«Заблуждение» — конечно, эгоизм, глубоко сидящий в каждом из нас. Поэт пытается обнаружить источник трагедии, и его рассуждение движется подобно камере от периферии (политика) к центру (подсознание, инстинкт), где он сталкивается с этим стремлением не ко «всеобщей любви», а любви к одному себе (But to be loved alone). Различие здесь не столько между христианским и языческим или духовным и плотским, сколько между щедростью и себялюбием; то есть дающим и берущим; словом, между Нижинским и Дягилевым. Еще точнее, между любовью и обладанием.
И поглядите, что здесь проделывает Оден. Он дает немыслимое: новую рифму к слову «любовь»: он рифмует «love» и «Diaghilev»! Посмотрим, как это происходит. Я убежден, что эта рифма какое-то время уже крутилась у него в голове.
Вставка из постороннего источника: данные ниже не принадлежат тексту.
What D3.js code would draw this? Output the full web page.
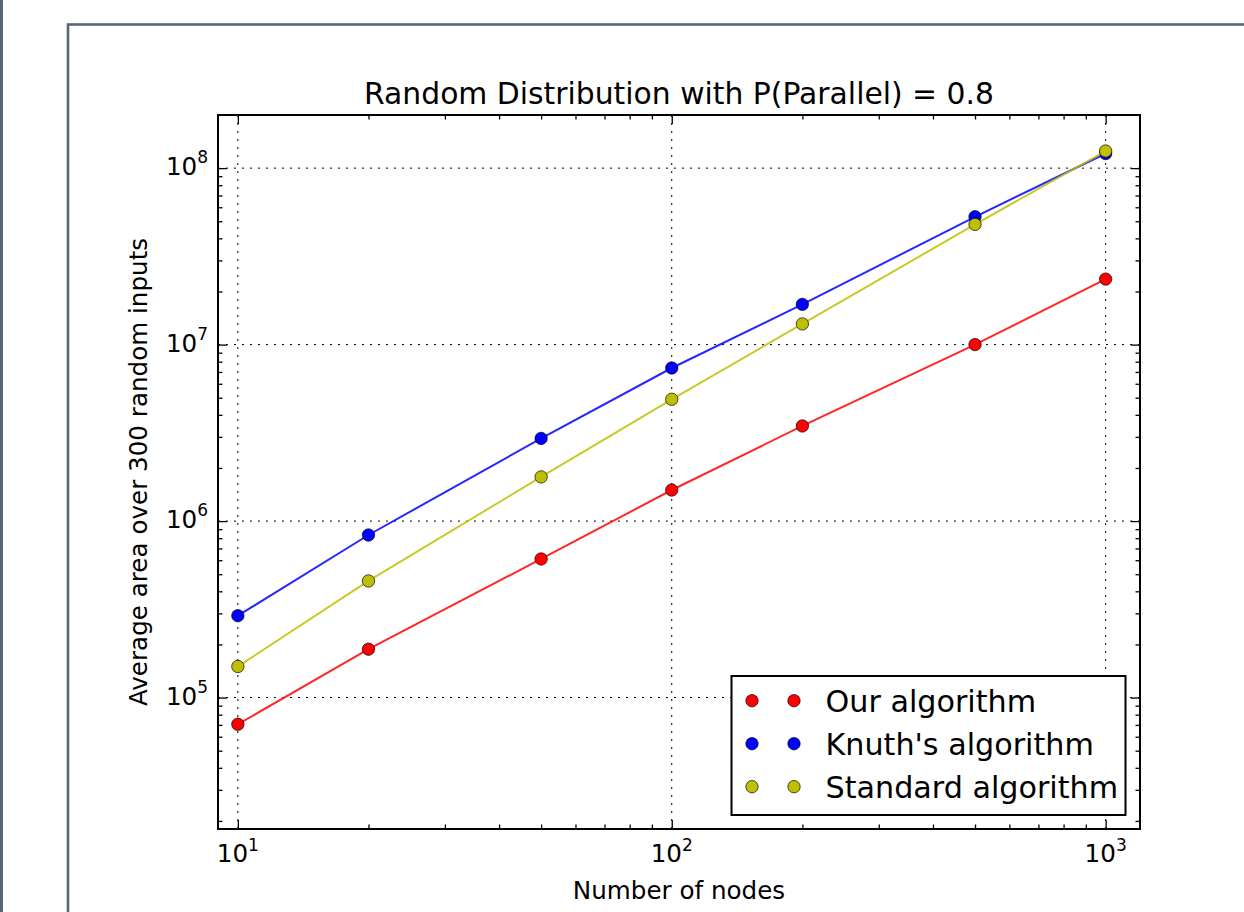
<!DOCTYPE html>
<html>
<head>
<meta charset="utf-8">
<script src="https://cdn.jsdelivr.net/npm/d3@7"></script>
<style>
body { margin: 0; background: #fff; }
svg text { font-family: "DejaVu Sans", sans-serif; fill: #000; }
</style>
</head>
<body>
<script>
// data
const nodes = [10, 20, 50, 100, 200, 500, 1000];
const ourAlgorithm = [7.06e4, 1.88e5, 6.1e5, 1.5e6, 3.46e6, 1.0e7, 2.35e7];
const knuthAlgorithm = [2.91e5, 8.34e5, 2.94e6, 7.37e6, 1.69e7, 5.3e7, 1.21e8];
const standardAlgorithm = [1.5e5, 4.58e5, 1.78e6, 4.9e6, 1.31e7, 4.8e7, 1.25e8];
const seriesNames = ["Our algorithm", "Knuth's algorithm", "Standard algorithm"];
const seriesColors = ["#ff0000", "#0000ff", "#bfbf00"];
const xMajor = [10, 100, 1000];
const xExp = ["1", "2", "3"];
const yMajor = [1e5, 1e6, 1e7, 1e8];
const yExp = ["5", "6", "7", "8"];

const W = 1244, H = 912;
const margin = { top: 115, right: 104, bottom: 83, left: 218 };
const pLeft = margin.left, pRight = W - margin.right;
const pTop = margin.top, pBottom = H - margin.bottom;

const x = d3.scaleLog().domain([9, 1200]).range([pLeft, pRight]);
const y = d3.scaleLog().domain([1.8e4, 2e8]).range([pBottom, pTop]);

const series = [ourAlgorithm, knuthAlgorithm, standardAlgorithm].map((vals, i) => ({
    name: seriesNames[i],
    color: seriesColors[i],
    points: nodes.map((n, j) => [n, vals[j]])
}));

// minor ticks 2..9 per decade, inside the domain only
function minors(scale) {
    const [a, b] = scale.domain();
    const out = [];
    for (let e = Math.floor(Math.log10(a)); e <= Math.ceil(Math.log10(b)); e++) {
        for (let m = 2; m <= 9; m++) {
            const v = m * Math.pow(10, e);
            if (v > a * 1.01 && v < b * 0.99) out.push(v);
        }
    }
    return out;
}

const svg = d3.select("body").append("svg")
    .attr("width", W)
    .attr("height", H);

// window frame of the screenshot
svg.append("rect")
    .attr("x", 0).attr("y", 0)
    .attr("width", 3).attr("height", H)
    .attr("fill", "#5b6579");
svg.append("rect")
    .attr("x", 68).attr("y", 24.5)
    .attr("width", 1400).attr("height", 1200)
    .attr("fill", "none")
    .attr("stroke", "#5b6579")
    .attr("stroke-width", 2.6);

// grid
const grid = svg.append("g").attr("class", "grid");
grid.selectAll(".gx")
    .data(xMajor)
  .enter().append("line")
    .attr("x1", d => x(d)).attr("x2", d => x(d))
    .attr("y1", pTop).attr("y2", pBottom);
grid.selectAll(".gy")
    .data(yMajor)
  .enter().append("line")
    .attr("x1", pLeft).attr("x2", pRight)
    .attr("y1", d => y(d)).attr("y2", d => y(d));
grid.selectAll("line")
    .attr("stroke", "#000")
    .attr("stroke-width", 1)
    .attr("stroke-dasharray", "2,6");

// lines and markers
const line = d3.line()
    .x(d => x(d[0]))
    .y(d => y(d[1]));

series.forEach(s => {
    svg.append("path")
        .datum(s.points)
        .attr("d", line)
        .attr("fill", "none")
        .attr("stroke", s.color)
        .attr("stroke-opacity", 0.85)
        .attr("stroke-width", 2);
    svg.append("g")
        .selectAll("circle")
        .data(s.points)
      .enter().append("circle")
        .attr("cx", d => x(d[0]))
        .attr("cy", d => y(d[1]))
        .attr("r", 6.2)
        .attr("fill", s.color)
        .attr("stroke", "#000")
        .attr("stroke-opacity", 0.75)
        .attr("stroke-width", 0.9);
});

// ticks on all four sides, pointing inward
function ticks(axis, tx, ty, values, size) {
    const g = svg.append("g")
        .attr("transform", "translate(" + tx + "," + ty + ")")
        .call(axis.tickValues(values).tickSize(-size).tickFormat(""));
    g.select(".domain").remove();
    g.selectAll("line").attr("stroke", "#000").attr("stroke-width", 1.3);
}
ticks(d3.axisBottom(x), 0, pBottom, xMajor, 9);
ticks(d3.axisBottom(x), 0, pBottom, minors(x), 4.5);
ticks(d3.axisTop(x), 0, pTop, xMajor, 9);
ticks(d3.axisTop(x), 0, pTop, minors(x), 4.5);
ticks(d3.axisLeft(y), pLeft, 0, yMajor, 9);
ticks(d3.axisLeft(y), pLeft, 0, minors(y), 4.5);
ticks(d3.axisRight(y), pRight, 0, yMajor, 9);
ticks(d3.axisRight(y), pRight, 0, minors(y), 4.5);

svg.append("rect")
    .attr("x", pLeft).attr("y", pTop)
    .attr("width", pRight - pLeft).attr("height", pBottom - pTop)
    .attr("fill", "none")
    .attr("stroke", "#000")
    .attr("stroke-width", 2);

// tick labels as 10^n
const xl = svg.append("g").selectAll("text")
    .data(xMajor)
  .enter().append("text")
    .attr("x", d => x(d))
    .attr("y", pBottom + 33)
    .attr("text-anchor", "middle")
    .style("font-size", "24.6px");
xl.append("tspan").text("10");
xl.append("tspan").attr("dy", -11).style("font-size", "17px").text((d, i) => xExp[i]);

const yl = svg.append("g").selectAll("text")
    .data(yMajor)
  .enter().append("text")
    .attr("x", pLeft - 10)
    .attr("y", d => y(d) + 7)
    .attr("text-anchor", "end")
    .style("font-size", "24.6px");
yl.append("tspan").text("10");
yl.append("tspan").attr("dy", -12).style("font-size", "17px").text((d, i) => yExp[i]);

// titles
svg.append("text")
    .attr("x", (pLeft + pRight) / 2)
    .attr("y", 104)
    .attr("text-anchor", "middle")
    .style("font-size", "29.8px")
    .text("Random Distribution with P(Parallel) = 0.8");

svg.append("text")
    .attr("x", (pLeft + pRight) / 2)
    .attr("y", 899)
    .attr("text-anchor", "middle")
    .style("font-size", "24.6px")
    .text("Number of nodes");

svg.append("text")
    .attr("transform", "translate(147," + (pTop + pBottom) / 2 + ") rotate(-90)")
    .attr("text-anchor", "middle")
    .style("font-size", "24.6px")
    .text("Average area over 300 random inputs");

// legend, two markers per entry
const legend = svg.append("g").attr("transform", "translate(731.5,676)");
legend.append("rect")
    .attr("width", 394).attr("height", 139)
    .attr("fill", "#fff")
    .attr("stroke", "#000")
    .attr("stroke-width", 2);
const rows = legend.selectAll(".row")
    .data(series)
  .enter().append("g")
    .attr("transform", (d, i) => "translate(0," + (24.7 + i * 43) + ")");
rows.selectAll("circle")
    .data(d => [d, d])
  .enter().append("circle")
    .attr("cx", (d, i) => 20.5 + i * 42)
    .attr("cy", 0)
    .attr("r", 6.2)
    .attr("fill", d => d.color)
    .attr("stroke", "#000")
    .attr("stroke-opacity", 0.75)
    .attr("stroke-width", 0.9);
rows.append("text")
    .attr("x", 94)
    .attr("y", 10.8)
    .style("font-size", "30.2px")
    .text(d => d.name);
</script>
</body>
</html>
Дело в том, что проще, если сначала идет «love», а затем «Diaghilev». Но содержание вынуждает поэта первым поместить «Diaghilev», что создает некоторые трудности. Одна из них состоит в том, что имя иностранное, и читатель может неправильно поставить ударение. Поэтому Оден вставляет очень короткую, обрубленную строчку «About Diaghilev» после строки с равномерными ударениями «What mad Nijinsky wrote». Помимо регулярного ритма, эта строка вводит иностранное для читателя имя и позволяет ему на свой вкус проставить в нем ударение. Эта свобода пролагает путь произвольности трохеев в следующей строке, где «Diaghilev» идет по сути безударным. Тогда весьма вероятно, что читатель поставит ударение на последнем слоге, а это вполне устраивает автора, ибо срифмует «lev» и «love», — что может быть лучше?
Однако имя это содержит странное для английского уха и глаза сочетание gh, о котором следует как-то позаботиться. Причина его странности — положение «h» после «g». Поэтому кажется, что рифма должна быть не только к «lev», но и к «ghilev», или, скорее, к «hilev». И поэт находит ее, это «have» в «Craves what it cannot have» (Жаждет того, чего не может иметь). Это потрясающая строчка: энергия «Craves» натыкается на стену «what it cannot have». По структуре она подобна «For the error bred in the bone» (Ибо засевшее в костях заблуждение), строчке исключительно сильной. На мгновение автор дает читателю расслабиться над «Of each woman and each man». И затем заставляет расплачиваться за это послабление моносиллабической строкой «Craves what it cannot have», с таким жестким синтаксисом, что фраза кажется напряженной; то есть она короче, чем в естественной речи, — короче, чем ее мысль, или решительнее. Как бы то ни было, вернемся к «have», ибо оно влечет за собой далеко идущие последствия.
Видите ли, рифмовать «Diaghilev» и «love» напрямую значило бы их уравнять, что могло бы вызвать некоторые сомнения как у поэта, так и у читателя. Вставляя «have», Оден достигает ошеломляющего результата. Ибо теперь сама рифмовка становится утверждением: «Diaghilev — have — love» или скорее «Diaghilev cannot have love» (Дягилев не может иметь любви). А Дягилев, заметьте, означает здесь искусство. В результате «Дягилев» уравнивается с «любовью», но только через уравнивание с обладанием (have), а обладание, как мы знаем, противоположно любви, которая есть, как вы помните, Нижинский, то есть отдача. Смысл, скрытый в этой схеме рифм, настолько глубок, что может вызвать у вас головокружение; и мы уже потратили на эту строфу довольно много времени. Но тем не менее я хочу, чтобы дома вы проанализировали эту рифму самостоятельно; возможно, она скажет больше, чем имел в виду поэт, используя ее. Я не стремлюсь вас раззадорить, и отнюдь не собираюсь утверждать, что все это Оден делал сознательно. Напротив, он обратился к этой рифмовке инстинктивно, или, если вам больше нравится это слово, подсознательно. Но именно это и делает интересным ее рассмотрение: не потому, что вы проникаете в чьи-то инстинкты или чье-то подсознание (в случае с поэтом вряд ли существующее, поскольку его поглотило или сильно использовало сознание); она просто показывает вам, до какой степени писатель является орудием своего языка и что его этика тем обостренней, чем тоньше его слух.
В целом же роль этой строфы состоит в том, чтобы завершить работу предыдущей, то есть проследить болезнь до ее истоков, и тут Оден действительно доходит до самой сути.
Вполне естественно, что после всего этого нам требуется передышка, которая приходит в виде следующей строфы, где мысль не так напряженна, а уровень изложения более доступный.